__Exercise__
Check every line below for the word "chart" and copy each one that has it.

__Records excerpted from a collection__
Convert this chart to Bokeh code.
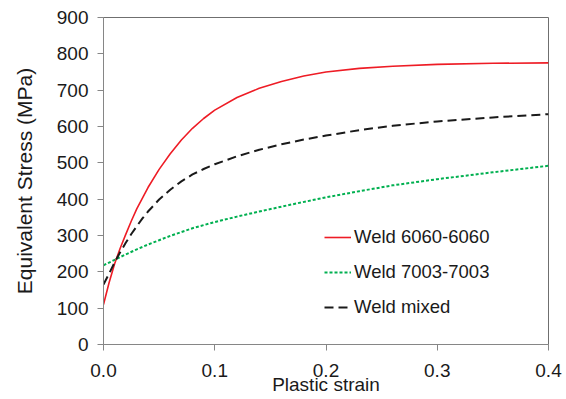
from bokeh.plotting import figure
from bokeh.models import Range1d, FixedTicker, PrintfTickFormatter, Legend, LegendItem
from bokeh.embed import file_html
from bokeh.resources import INLINE

# Data
strain_6060 = [0.0, 0.005, 0.01, 0.015, 0.02, 0.025, 0.03, 0.04, 0.05, 0.06, 0.07, 0.08, 0.09,
               0.10, 0.12, 0.14, 0.16, 0.18, 0.20, 0.23, 0.26, 0.30, 0.35, 0.40]
stress_6060 = [110, 170, 222, 265, 303, 340, 374, 432, 482, 525, 563, 595, 622,
               645, 680, 705, 724, 739, 750, 760, 766, 771, 774, 775]

strain_7003 = [0.0, 0.01, 0.02, 0.03, 0.04, 0.05, 0.06, 0.08, 0.10, 0.12, 0.14, 0.17,
               0.20, 0.23, 0.26, 0.30, 0.35, 0.40]
stress_7003 = [218, 233, 248, 262, 275, 287, 299, 320, 337, 352, 366, 386,
               405, 422, 438, 455, 474, 492]

strain_mixed = [0.0, 0.005, 0.01, 0.015, 0.02, 0.025, 0.03, 0.035, 0.04, 0.05, 0.06, 0.07, 0.08, 0.09,
                0.10, 0.12, 0.14, 0.16, 0.18, 0.20, 0.23, 0.26, 0.30, 0.35, 0.40]
stress_mixed = [165, 195, 226, 254, 280, 304, 326, 347, 366, 399, 426, 449, 468, 483,
                496, 518, 536, 551, 564, 575, 590, 602, 614, 625, 634]

x_ticks = [0.0, 0.1, 0.2, 0.3, 0.4]
y_ticks = [0, 100, 200, 300, 400, 500, 600, 700, 800, 900]
labels = ["Weld 6060-6060", "Weld 7003-7003", "Weld mixed"]

FONT = "Liberation Sans"
AXIS_GREY = "#868686"

p = figure(width=566, height=399, output_backend="svg", toolbar_location=None,
           x_range=Range1d(0, 0.4), y_range=Range1d(0, 900),
           min_border_left=103, min_border_right=18, min_border_top=17, min_border_bottom=55)

p.xgrid.visible = False
p.ygrid.visible = False
p.background_fill_color = "white"
p.border_fill_color = "white"
p.outline_line_color = "#6f6f6f"
p.outline_line_width = 1

r1 = p.line(strain_6060, stress_6060, line_color="#ee1c25", line_width=1.6)
r2 = p.line(strain_7003, stress_7003, line_color="#00b050", line_width=2, line_dash="3 2")
r3 = p.line(strain_mixed, stress_mixed, line_color="#1a1a1a", line_width=2, line_dash="9 5")

for ax in (p.xaxis[0], p.yaxis[0]):
    ax.axis_line_color = AXIS_GREY
    ax.major_tick_line_color = AXIS_GREY
    ax.minor_tick_line_color = None
    ax.major_tick_out = 6
    ax.major_tick_in = 0
    ax.major_label_text_font = FONT
    ax.major_label_text_font_size = "19px"
    ax.major_label_text_color = "#1a1a1a"
    ax.axis_label_text_font = FONT
    ax.axis_label_text_font_style = "normal"
    ax.axis_label_text_color = "#1a1a1a"

p.xaxis.ticker = FixedTicker(ticks=x_ticks)
p.xaxis.formatter = PrintfTickFormatter(format="%.1f")
p.xaxis.axis_label = "Plastic strain"
p.xaxis.axis_label_text_font_size = "19px"
p.xaxis.major_label_standoff = 13
p.xaxis.axis_label_standoff = -6

p.yaxis.ticker = FixedTicker(ticks=y_ticks)
p.yaxis.axis_label = "Equivalent Stress (MPa)"
p.yaxis.axis_label_text_font_size = "21px"
p.yaxis.major_label_standoff = 9
p.yaxis.axis_label_standoff = 18

legend = Legend(items=[LegendItem(label=labels[0], renderers=[r1]),
                       LegendItem(label=labels[1], renderers=[r2]),
                       LegendItem(label=labels[2], renderers=[r3])],
                location=(221, 26), padding=0, margin=0, spacing=13,
                glyph_width=27, glyph_height=20, label_height=20, label_standoff=3,
                border_line_alpha=0, background_fill_alpha=0,
                label_text_font=FONT, label_text_font_size="18.5px", label_text_color="#1a1a1a")
p.add_layout(legend)

open("out.html", "w").write(file_html(p, INLINE))
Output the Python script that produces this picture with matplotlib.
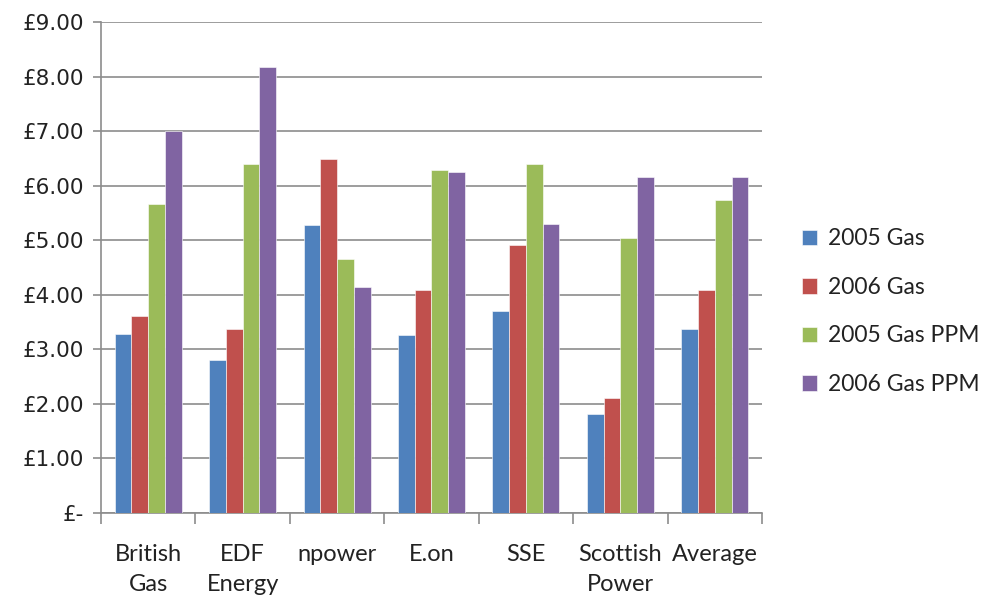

__Response__
Convert this chart to Bokeh code.

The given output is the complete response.